Check Point Software Technologies Ltd. (CHKP) posted a curious mix of results Thursday that somehow managed to send shares higher—the kind of quarter where you miss on the top line but absolutely crush earnings expectations.
The Tel Aviv-based cybersecurity provider reported fourth-quarter revenue of $744.90 million, up 6% from last year but just shy of the $746.21 million analysts were expecting. Not exactly a disaster, but not the growth story investors dream about either.
The Earnings Surprise That Mattered
Here's where things get interesting: adjusted earnings per share came in at $3.40, obliterating the consensus estimate of $2.77. That's nearly 23% above expectations, the kind of beat that makes traders forget about a minor revenue miss.
Breaking down the revenue picture, products and licenses barely budged, rising just 0.70% year-over-year to $171.8 million. The real action was in security subscriptions, which jumped 11.26% to $325.1 million—exactly where cybersecurity companies want to see growth these days. Software updates and maintenance added $248.0 million, up nearly 3% from last year.
Margin Pressure Tells a Different Story
But there's a catch, and it showed up in the margins. Adjusted operating margin fell to 40.6% from 43.5% the previous year, while the standard operating margin dropped from 36.1% to 31.3%. That's the unmistakable signature of pricing pressure in a competitive market.

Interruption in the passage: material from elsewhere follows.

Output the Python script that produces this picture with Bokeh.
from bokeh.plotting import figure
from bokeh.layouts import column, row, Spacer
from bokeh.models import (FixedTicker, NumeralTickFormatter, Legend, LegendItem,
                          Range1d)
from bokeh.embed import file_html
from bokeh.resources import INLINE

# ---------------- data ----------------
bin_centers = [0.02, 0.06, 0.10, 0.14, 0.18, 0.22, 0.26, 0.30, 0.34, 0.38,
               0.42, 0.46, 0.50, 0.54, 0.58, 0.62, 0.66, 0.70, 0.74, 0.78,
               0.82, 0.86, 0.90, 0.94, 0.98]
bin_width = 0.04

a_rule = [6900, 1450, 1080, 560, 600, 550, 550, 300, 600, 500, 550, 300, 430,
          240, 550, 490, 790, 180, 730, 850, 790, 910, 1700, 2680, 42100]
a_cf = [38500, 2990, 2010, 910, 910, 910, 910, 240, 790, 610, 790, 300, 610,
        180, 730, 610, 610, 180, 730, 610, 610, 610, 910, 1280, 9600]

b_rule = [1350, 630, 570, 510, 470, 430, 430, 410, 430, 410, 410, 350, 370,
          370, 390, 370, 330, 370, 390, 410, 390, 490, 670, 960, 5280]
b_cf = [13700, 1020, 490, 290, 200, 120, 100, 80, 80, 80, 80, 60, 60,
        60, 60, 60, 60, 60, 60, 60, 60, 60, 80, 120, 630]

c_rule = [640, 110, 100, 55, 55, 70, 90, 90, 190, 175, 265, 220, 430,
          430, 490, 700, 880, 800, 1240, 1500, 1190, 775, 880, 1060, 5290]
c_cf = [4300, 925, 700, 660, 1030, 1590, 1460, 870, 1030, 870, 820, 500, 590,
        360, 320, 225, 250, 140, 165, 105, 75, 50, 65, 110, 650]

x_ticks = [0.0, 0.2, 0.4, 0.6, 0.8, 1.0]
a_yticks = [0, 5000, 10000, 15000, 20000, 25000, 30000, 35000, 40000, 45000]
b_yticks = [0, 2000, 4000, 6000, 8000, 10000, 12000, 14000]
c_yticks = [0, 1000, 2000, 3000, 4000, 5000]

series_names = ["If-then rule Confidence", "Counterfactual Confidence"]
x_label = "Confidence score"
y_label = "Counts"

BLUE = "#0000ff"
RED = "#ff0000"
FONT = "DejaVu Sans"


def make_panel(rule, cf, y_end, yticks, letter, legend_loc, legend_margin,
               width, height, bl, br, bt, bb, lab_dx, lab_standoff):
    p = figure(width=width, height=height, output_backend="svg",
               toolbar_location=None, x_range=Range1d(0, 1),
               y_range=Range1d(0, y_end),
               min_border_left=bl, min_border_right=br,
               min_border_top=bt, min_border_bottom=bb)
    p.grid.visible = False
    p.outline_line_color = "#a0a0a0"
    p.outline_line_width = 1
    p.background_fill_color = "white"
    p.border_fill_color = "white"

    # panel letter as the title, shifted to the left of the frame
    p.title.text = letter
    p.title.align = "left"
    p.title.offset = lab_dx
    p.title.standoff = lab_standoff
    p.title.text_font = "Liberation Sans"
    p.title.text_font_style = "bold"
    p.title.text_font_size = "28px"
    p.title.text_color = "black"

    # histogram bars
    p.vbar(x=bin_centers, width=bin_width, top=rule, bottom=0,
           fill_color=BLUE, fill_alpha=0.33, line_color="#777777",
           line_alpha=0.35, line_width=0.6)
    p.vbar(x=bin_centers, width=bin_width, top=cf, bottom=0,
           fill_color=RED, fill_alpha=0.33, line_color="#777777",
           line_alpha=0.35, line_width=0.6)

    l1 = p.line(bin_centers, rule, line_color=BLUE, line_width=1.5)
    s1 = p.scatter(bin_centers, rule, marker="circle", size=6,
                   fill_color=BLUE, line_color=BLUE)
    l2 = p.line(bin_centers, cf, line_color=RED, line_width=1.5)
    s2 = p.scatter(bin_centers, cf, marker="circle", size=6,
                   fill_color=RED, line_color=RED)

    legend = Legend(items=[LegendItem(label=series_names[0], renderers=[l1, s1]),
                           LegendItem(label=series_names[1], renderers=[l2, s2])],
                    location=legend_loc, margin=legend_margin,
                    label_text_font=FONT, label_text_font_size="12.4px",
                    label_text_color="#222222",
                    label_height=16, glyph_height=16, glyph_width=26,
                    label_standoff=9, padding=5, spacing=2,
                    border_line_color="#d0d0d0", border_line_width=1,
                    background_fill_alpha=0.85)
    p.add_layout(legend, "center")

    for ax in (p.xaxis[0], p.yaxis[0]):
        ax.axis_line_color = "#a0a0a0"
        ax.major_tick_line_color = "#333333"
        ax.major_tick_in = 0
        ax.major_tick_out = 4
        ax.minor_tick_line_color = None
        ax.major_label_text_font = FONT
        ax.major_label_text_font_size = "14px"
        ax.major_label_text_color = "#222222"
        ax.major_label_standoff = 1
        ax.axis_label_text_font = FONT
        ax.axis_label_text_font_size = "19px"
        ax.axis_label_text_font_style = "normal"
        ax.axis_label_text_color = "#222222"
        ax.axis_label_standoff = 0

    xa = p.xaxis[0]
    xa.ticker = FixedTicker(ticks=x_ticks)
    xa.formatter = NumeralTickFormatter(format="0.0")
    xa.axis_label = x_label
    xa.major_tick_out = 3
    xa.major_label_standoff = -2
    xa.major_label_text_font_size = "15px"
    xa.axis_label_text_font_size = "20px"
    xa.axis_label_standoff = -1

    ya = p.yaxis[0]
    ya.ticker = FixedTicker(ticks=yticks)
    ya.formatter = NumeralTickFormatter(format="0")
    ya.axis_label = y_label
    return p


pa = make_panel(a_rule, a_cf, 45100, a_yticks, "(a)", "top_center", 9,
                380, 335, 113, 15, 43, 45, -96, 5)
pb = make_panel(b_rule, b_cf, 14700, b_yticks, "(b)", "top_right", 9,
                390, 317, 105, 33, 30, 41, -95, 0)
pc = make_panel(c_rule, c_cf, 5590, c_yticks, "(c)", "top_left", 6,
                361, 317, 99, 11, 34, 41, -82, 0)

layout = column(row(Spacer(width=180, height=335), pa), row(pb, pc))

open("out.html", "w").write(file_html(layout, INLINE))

The cash flow story looked better: Check Point generated $310 million in operating cash during the quarter, up from $249 million a year ago. The company ended December with $4.34 billion in cash and equivalents sitting on the balance sheet.

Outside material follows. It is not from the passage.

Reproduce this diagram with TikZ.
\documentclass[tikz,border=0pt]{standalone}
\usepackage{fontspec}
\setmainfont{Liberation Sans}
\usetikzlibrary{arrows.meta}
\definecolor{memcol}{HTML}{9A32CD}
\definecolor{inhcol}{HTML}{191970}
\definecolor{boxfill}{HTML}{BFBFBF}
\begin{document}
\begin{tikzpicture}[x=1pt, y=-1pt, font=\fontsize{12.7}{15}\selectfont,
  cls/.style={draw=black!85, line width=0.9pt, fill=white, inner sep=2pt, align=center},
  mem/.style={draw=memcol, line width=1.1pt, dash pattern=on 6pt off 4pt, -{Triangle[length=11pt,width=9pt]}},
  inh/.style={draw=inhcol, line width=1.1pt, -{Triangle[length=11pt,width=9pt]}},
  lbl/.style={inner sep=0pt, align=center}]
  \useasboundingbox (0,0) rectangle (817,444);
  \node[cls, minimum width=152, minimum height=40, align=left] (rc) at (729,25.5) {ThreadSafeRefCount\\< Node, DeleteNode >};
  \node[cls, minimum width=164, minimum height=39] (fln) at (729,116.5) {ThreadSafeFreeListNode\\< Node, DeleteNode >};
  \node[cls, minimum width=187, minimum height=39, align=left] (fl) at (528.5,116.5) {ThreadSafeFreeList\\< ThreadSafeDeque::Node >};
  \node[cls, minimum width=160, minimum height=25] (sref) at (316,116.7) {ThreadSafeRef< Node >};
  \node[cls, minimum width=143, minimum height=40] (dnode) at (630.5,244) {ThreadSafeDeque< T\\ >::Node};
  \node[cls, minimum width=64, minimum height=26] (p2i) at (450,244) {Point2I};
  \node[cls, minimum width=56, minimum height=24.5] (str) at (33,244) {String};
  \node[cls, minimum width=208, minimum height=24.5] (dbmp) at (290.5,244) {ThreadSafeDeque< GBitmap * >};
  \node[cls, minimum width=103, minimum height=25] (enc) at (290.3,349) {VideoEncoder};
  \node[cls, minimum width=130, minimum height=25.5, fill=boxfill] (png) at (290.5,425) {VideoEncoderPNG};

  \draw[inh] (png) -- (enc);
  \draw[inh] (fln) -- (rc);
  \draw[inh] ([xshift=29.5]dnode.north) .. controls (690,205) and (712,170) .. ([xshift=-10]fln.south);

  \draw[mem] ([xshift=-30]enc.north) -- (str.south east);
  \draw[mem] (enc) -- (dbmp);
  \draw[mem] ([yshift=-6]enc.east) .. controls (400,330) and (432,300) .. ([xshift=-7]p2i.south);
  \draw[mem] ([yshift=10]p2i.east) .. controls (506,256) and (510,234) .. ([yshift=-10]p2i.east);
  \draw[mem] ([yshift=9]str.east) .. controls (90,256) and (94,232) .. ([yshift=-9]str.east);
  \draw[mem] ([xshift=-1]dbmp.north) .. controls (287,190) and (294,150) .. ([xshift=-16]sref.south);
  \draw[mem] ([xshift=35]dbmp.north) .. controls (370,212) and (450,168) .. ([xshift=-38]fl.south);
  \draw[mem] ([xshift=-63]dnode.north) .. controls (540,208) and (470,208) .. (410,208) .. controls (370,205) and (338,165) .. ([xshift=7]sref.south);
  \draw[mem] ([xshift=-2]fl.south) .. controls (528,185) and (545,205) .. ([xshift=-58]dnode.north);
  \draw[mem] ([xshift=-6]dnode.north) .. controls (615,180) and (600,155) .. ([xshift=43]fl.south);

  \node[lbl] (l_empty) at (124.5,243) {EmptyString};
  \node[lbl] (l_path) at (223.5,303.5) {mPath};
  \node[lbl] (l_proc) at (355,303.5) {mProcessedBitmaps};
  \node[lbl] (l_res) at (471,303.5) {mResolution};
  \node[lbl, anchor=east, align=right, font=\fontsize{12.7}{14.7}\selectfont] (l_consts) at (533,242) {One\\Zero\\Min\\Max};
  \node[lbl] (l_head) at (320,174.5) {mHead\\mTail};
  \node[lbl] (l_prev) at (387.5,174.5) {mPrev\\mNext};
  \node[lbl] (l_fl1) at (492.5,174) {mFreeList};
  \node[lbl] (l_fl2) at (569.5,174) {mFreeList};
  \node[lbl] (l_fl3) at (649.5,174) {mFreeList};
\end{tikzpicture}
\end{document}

Management put some of that cash to work, repurchasing 2.2 million shares for $425 million during the quarter. That figure includes $100 million in buybacks connected to a convertible notes offering.
Strategic Moves and Platform Growth
CEO Nadav Zafrir pointed to sustained customer adoption across the company's Hybrid Mesh Network and Workspace platforms as the driving force behind the year's performance. He highlighted execution across Check Point's four strategic pillars—Hybrid Mesh, Workspace, and Exposure Management—while weaving AI-driven security capabilities throughout the product lineup.
Zafrir also noted that the recently announced acquisition of Cyata should bolster the company's AI security offerings, expanding its ability to provide discovery, governance, and control of AI agents as organizations ramp up their AI deployments.
Check Point Software shares rose 1.71% to $179.49 in premarket trading Thursday, suggesting investors were willing to look past the revenue miss and margin compression to focus on that impressive earnings beat.